-------- Given material

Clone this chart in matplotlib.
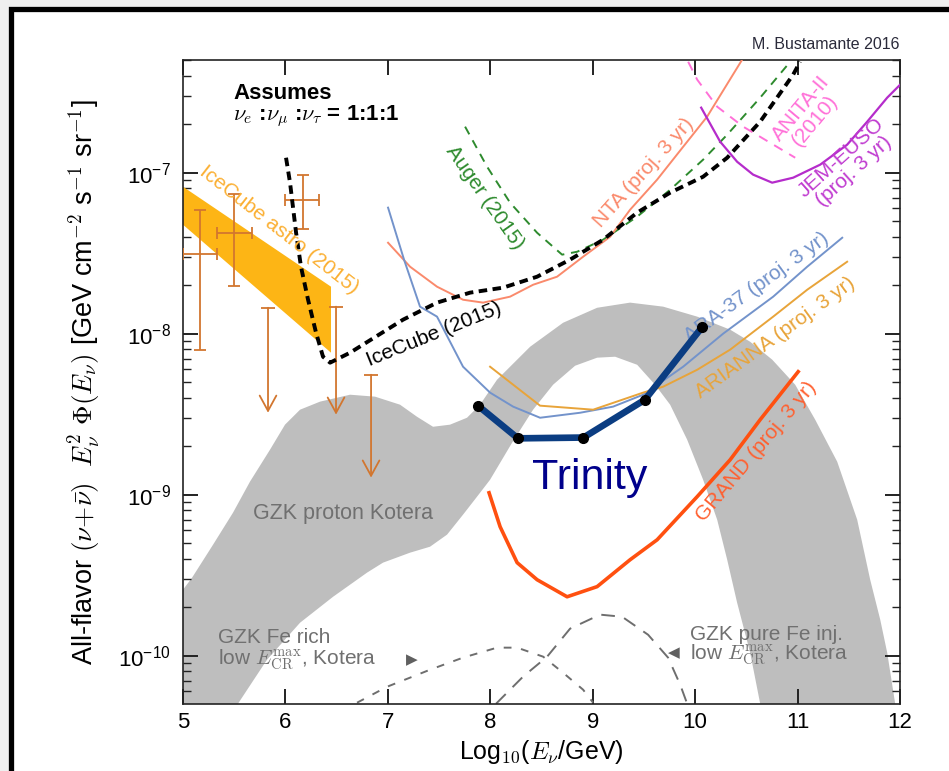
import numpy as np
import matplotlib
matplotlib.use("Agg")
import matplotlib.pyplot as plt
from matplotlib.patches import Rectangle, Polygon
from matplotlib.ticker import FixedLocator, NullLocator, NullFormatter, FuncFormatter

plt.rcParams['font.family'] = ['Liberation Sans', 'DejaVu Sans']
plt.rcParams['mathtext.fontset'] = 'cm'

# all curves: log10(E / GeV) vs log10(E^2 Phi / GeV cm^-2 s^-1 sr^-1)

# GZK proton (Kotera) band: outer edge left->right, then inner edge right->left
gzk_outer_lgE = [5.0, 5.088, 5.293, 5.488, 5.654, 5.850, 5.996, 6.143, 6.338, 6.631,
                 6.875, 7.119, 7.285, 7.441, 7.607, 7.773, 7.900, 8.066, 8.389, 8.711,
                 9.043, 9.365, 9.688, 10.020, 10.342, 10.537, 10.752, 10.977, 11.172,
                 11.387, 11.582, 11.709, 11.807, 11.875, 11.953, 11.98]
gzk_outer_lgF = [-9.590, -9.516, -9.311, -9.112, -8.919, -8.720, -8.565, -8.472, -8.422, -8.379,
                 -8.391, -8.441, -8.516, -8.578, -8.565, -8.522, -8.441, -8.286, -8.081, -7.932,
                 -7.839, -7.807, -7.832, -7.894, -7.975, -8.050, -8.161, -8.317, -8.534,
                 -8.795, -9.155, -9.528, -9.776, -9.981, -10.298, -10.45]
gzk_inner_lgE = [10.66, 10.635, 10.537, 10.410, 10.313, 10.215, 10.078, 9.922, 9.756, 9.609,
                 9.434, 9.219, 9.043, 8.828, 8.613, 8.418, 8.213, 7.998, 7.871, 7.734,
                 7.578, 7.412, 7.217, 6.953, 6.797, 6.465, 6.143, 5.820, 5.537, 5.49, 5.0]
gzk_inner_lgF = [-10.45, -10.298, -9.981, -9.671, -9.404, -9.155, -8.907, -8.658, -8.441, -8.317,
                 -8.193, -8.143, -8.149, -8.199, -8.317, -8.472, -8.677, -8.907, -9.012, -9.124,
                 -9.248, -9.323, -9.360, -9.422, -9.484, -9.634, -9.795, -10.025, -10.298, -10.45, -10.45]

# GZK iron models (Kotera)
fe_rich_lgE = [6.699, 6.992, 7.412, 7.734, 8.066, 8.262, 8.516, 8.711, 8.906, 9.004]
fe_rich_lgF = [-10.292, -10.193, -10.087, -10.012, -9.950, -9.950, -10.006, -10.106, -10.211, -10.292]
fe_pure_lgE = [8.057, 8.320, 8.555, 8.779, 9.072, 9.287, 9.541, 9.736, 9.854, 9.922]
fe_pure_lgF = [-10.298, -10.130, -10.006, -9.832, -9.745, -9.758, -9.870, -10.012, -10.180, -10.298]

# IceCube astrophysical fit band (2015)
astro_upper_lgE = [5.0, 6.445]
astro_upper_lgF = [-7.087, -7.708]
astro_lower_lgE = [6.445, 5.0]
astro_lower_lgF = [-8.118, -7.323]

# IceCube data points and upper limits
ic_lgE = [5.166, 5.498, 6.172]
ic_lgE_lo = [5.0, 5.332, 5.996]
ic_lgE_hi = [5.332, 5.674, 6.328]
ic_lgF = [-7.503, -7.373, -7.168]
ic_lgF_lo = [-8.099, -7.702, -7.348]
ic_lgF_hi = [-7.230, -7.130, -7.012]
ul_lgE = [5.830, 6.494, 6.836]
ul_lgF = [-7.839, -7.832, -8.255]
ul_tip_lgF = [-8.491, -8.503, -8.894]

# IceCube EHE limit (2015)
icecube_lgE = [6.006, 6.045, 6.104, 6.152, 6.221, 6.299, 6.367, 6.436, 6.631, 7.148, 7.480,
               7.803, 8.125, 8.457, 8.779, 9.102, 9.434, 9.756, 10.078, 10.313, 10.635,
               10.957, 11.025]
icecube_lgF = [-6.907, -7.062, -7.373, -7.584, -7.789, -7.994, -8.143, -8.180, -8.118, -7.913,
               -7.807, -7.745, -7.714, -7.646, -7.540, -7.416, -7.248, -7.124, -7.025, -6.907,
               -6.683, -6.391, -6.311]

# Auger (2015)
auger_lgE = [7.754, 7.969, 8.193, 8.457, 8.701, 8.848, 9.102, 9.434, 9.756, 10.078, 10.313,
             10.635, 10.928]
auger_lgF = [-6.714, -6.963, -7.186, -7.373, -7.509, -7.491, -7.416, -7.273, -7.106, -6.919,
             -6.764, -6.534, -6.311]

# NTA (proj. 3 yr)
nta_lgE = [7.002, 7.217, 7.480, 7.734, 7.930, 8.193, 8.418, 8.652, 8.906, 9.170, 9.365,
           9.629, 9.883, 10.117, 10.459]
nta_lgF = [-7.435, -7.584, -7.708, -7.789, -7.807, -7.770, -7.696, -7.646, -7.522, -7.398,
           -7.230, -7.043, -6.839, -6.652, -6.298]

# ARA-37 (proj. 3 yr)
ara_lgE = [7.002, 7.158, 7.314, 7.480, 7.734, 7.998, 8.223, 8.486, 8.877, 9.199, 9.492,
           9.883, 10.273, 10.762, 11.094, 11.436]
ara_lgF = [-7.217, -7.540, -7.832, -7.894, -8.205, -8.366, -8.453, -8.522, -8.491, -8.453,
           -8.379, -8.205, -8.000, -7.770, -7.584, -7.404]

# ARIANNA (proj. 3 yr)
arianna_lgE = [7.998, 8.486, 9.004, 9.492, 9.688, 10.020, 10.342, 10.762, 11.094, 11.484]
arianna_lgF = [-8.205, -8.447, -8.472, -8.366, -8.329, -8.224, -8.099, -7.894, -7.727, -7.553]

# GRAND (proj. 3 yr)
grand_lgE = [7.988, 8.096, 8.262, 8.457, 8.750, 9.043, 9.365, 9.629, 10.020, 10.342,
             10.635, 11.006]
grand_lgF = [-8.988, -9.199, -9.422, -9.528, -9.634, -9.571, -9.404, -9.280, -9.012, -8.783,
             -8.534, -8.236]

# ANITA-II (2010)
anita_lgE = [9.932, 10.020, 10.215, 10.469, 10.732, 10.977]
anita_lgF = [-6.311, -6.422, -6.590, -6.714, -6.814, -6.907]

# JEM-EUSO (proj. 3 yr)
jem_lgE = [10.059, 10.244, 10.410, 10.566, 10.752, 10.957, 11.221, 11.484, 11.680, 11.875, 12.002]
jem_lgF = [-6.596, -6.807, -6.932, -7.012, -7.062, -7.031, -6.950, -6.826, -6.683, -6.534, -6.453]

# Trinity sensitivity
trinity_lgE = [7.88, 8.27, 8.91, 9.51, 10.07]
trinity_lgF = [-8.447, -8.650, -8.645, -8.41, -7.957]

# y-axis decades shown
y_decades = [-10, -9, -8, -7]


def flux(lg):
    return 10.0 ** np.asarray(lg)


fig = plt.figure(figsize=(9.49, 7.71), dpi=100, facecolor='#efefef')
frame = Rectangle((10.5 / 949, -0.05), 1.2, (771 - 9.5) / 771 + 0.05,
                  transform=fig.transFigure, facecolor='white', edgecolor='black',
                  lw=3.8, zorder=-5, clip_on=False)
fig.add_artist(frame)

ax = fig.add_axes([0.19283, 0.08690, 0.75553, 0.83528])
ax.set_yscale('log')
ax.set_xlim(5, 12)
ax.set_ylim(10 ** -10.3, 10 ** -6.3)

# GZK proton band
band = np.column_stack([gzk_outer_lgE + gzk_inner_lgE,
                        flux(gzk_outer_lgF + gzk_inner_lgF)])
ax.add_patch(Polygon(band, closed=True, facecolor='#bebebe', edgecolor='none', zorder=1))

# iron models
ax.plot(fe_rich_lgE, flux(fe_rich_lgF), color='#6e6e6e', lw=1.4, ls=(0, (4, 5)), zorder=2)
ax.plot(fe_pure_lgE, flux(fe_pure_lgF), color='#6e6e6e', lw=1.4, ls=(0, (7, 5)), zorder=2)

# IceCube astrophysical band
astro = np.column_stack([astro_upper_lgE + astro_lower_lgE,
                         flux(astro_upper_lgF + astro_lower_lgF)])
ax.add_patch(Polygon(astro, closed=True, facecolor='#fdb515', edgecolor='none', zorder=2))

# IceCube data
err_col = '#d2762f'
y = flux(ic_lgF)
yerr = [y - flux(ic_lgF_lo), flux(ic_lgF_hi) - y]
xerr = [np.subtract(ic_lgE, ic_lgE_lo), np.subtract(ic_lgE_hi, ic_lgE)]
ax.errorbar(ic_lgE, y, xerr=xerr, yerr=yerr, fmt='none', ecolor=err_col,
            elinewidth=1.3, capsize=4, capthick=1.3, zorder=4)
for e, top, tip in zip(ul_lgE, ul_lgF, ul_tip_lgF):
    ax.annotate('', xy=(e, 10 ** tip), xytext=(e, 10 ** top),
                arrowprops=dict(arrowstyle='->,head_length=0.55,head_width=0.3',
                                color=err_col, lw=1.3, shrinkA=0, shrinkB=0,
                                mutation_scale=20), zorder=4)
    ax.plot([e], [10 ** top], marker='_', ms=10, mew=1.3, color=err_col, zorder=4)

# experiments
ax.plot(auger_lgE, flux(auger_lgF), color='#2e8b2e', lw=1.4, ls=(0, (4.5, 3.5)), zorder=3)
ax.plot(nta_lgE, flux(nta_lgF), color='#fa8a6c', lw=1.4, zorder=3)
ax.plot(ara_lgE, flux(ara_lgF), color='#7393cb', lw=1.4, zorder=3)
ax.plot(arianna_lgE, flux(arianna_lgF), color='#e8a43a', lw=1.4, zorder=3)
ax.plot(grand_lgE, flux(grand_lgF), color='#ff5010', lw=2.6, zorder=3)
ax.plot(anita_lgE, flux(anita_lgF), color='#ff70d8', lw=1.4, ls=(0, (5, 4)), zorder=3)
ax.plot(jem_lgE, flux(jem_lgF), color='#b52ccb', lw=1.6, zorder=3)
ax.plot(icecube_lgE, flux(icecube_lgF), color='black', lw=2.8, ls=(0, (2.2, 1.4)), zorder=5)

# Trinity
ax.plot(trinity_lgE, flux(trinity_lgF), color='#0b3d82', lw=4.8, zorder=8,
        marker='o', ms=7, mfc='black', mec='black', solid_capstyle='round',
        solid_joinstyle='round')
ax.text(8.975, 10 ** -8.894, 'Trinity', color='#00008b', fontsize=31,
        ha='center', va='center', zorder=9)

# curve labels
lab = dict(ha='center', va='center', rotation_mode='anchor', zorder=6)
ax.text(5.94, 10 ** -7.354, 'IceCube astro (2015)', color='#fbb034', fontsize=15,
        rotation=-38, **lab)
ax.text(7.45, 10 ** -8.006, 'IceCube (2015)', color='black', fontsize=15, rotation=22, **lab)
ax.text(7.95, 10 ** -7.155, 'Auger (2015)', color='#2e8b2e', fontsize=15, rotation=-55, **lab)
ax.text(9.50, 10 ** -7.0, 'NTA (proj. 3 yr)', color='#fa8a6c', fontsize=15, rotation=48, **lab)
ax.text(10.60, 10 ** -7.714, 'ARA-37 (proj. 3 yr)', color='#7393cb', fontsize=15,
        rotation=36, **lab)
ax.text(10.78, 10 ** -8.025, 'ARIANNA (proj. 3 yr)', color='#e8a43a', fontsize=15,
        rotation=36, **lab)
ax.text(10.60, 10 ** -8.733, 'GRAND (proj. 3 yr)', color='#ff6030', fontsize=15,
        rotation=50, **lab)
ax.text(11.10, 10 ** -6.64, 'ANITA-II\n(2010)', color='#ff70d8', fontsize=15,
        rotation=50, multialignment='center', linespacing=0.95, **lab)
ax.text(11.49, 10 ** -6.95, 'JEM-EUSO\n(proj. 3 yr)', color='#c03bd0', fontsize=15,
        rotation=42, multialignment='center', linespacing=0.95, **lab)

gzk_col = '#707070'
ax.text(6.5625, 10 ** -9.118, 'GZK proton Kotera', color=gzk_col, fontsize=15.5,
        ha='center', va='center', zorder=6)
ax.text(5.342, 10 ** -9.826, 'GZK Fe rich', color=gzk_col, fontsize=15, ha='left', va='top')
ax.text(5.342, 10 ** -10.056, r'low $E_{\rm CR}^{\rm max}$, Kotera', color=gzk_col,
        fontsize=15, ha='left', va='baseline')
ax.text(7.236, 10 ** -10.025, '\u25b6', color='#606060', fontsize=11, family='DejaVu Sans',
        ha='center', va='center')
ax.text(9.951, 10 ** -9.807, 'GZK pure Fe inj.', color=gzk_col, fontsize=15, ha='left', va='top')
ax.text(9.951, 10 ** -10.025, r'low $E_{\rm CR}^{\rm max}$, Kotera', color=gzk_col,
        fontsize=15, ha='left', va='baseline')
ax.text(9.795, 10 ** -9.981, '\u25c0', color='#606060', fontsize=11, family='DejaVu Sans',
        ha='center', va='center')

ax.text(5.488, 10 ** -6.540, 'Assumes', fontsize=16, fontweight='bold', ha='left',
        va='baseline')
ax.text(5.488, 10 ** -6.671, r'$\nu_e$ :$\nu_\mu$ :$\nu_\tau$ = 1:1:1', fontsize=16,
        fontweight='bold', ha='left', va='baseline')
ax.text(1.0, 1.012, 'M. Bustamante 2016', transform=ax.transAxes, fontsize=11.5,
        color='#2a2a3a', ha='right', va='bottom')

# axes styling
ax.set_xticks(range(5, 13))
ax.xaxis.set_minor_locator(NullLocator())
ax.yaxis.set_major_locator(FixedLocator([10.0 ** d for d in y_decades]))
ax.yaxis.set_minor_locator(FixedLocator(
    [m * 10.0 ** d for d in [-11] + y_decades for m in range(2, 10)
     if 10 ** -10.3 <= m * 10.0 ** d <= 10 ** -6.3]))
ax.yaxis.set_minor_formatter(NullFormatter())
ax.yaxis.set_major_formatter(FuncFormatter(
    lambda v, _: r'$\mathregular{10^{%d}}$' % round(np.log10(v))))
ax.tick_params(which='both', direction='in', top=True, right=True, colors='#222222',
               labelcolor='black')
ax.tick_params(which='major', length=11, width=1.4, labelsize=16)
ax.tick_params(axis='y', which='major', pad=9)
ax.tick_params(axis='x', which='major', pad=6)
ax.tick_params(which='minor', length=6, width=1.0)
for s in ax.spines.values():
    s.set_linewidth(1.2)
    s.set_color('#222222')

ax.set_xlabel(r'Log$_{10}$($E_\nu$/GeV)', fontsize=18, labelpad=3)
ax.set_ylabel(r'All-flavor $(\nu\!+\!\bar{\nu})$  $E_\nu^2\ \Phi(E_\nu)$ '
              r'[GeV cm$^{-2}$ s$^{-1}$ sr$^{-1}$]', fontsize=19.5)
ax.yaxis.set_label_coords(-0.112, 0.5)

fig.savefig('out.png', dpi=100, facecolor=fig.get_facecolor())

----------------

• What you need to do: Each line from the top of the material through the line containing "# all curves: log10(E" should be reproduced exactly; please drop any images.

• Final answer:
Clone this chart in matplotlib.
import numpy as np
import matplotlib
matplotlib.use("Agg")
import matplotlib.pyplot as plt
from matplotlib.patches import Rectangle, Polygon
from matplotlib.ticker import FixedLocator, NullLocator, NullFormatter, FuncFormatter

plt.rcParams['font.family'] = ['Liberation Sans', 'DejaVu Sans']
plt.rcParams['mathtext.fontset'] = 'cm'

# all curves: log10(E / GeV) vs log10(E^2 Phi / GeV cm^-2 s^-1 sr^-1)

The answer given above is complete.